Staff at Orchard Hiltz & McCliment Inc. conducted some research on municipal water fluoridation on behalf of the village following a dialogue with area dentist Barbara Wehr.
Wehr discovered in November that the village does not fluoridate its water, and tested village water samples showing that the village was below the recommended amount of .7 to 1 parts per million. The tests showed roughly .35 parts per million in the village’s water from naturally occurring sources.
OHM recommended considering water fluoridation as an option, even going so far as to recommend community consideration and possibly a survey of system users to gauge public opinion on the mater.
“Ultimately, regardless of if the fluoridation is chosen, it seems apparent that some education should be done in the community so that everyone is aware of the amount of fluoride found in the village’s system,” said Dexter village Client Representative Rhett Gronevelt an assessment letter discussed Monday. “Users can make their own decisions regarding what additional steps they feel are necessary,”
The report detailed what the village would need in terms of equipment to fluoridate village water.
According to the report, chemical feed equipment would need to be installed at the Dexter Wastewater Treatment Plant. The equipment would include a day tank, equipment scale, feed pumps, double anti-siphon devices on pump discharges, flow switch interlocks installed on high service pumps and other necessary pipes and valves.

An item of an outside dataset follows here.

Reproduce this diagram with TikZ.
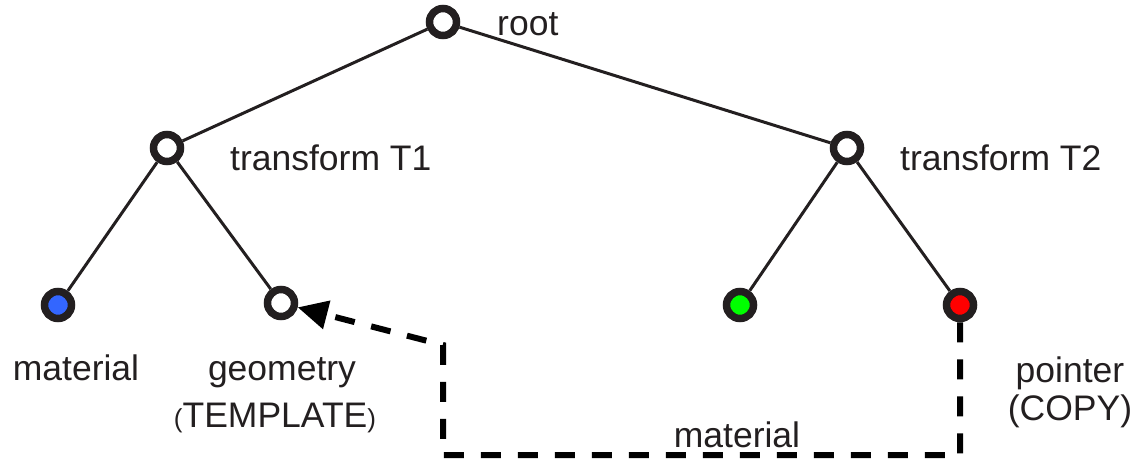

The fluoride would have to be stored in a separate containment area when there a overflows or in the event of a burst container of the substance.
The equipment would cost between $40,000 and $50,000 for purchase and installation, according to OHM’s assessment.
The necessity of storing fluoride in a separate building not structurally attached to the wastewater treatment plant would further add to the overall costs, according to the report.
“Fluoride is a caustic chemical and its storage should be isolated from the remainder of the facility,” Gronevelt said. “Since there is no unused space (at the plant), a separate chemical feed building/room would need to be installed to do so.”
The chemical room would have to be 10 by 10 feet for adequate storage. The fiberglass reinforced plastic enclosure would cost an additional $25,000. The shed also includes safety eyewash stations and showers, as well as all of the necessary equipment for storage and dealing with the fumes that fluoride produces.
With the shed and estimated engineering costs it would cost the village $79,000 join the list of communities that fluoridate, including Ann Arbor, Chelsea, Manchester, Saline, Jackson, Bright and Howell.
The yearly chemical cost for fluoride would be about $6,000 per year based on average flowrate of 1.2 million gallons per day usage or $9,100 for the future flowrate of 1.7 MGD.
Gronevelt added that there would be more expense down the road once the village comes to an agreement on the fifth well site on the high school property off of Shield Road once Dexter Community Schools are ready to sign off on the property.
There are also two yearly state Department of Environmental Quality inspections, one of which involves dismantling the equipment so DEP inspectors can assess it. Gronevelt said he was not sure of the yearly cost associated with those inspections.
Village Manager Donna Dettling voiced her thoughts on fluoridation.
“We just don’t want to go there,” she said. “There isn’t this groundswell of support (for it). We’re not getting calls every day asking us to put fluoride in the water.”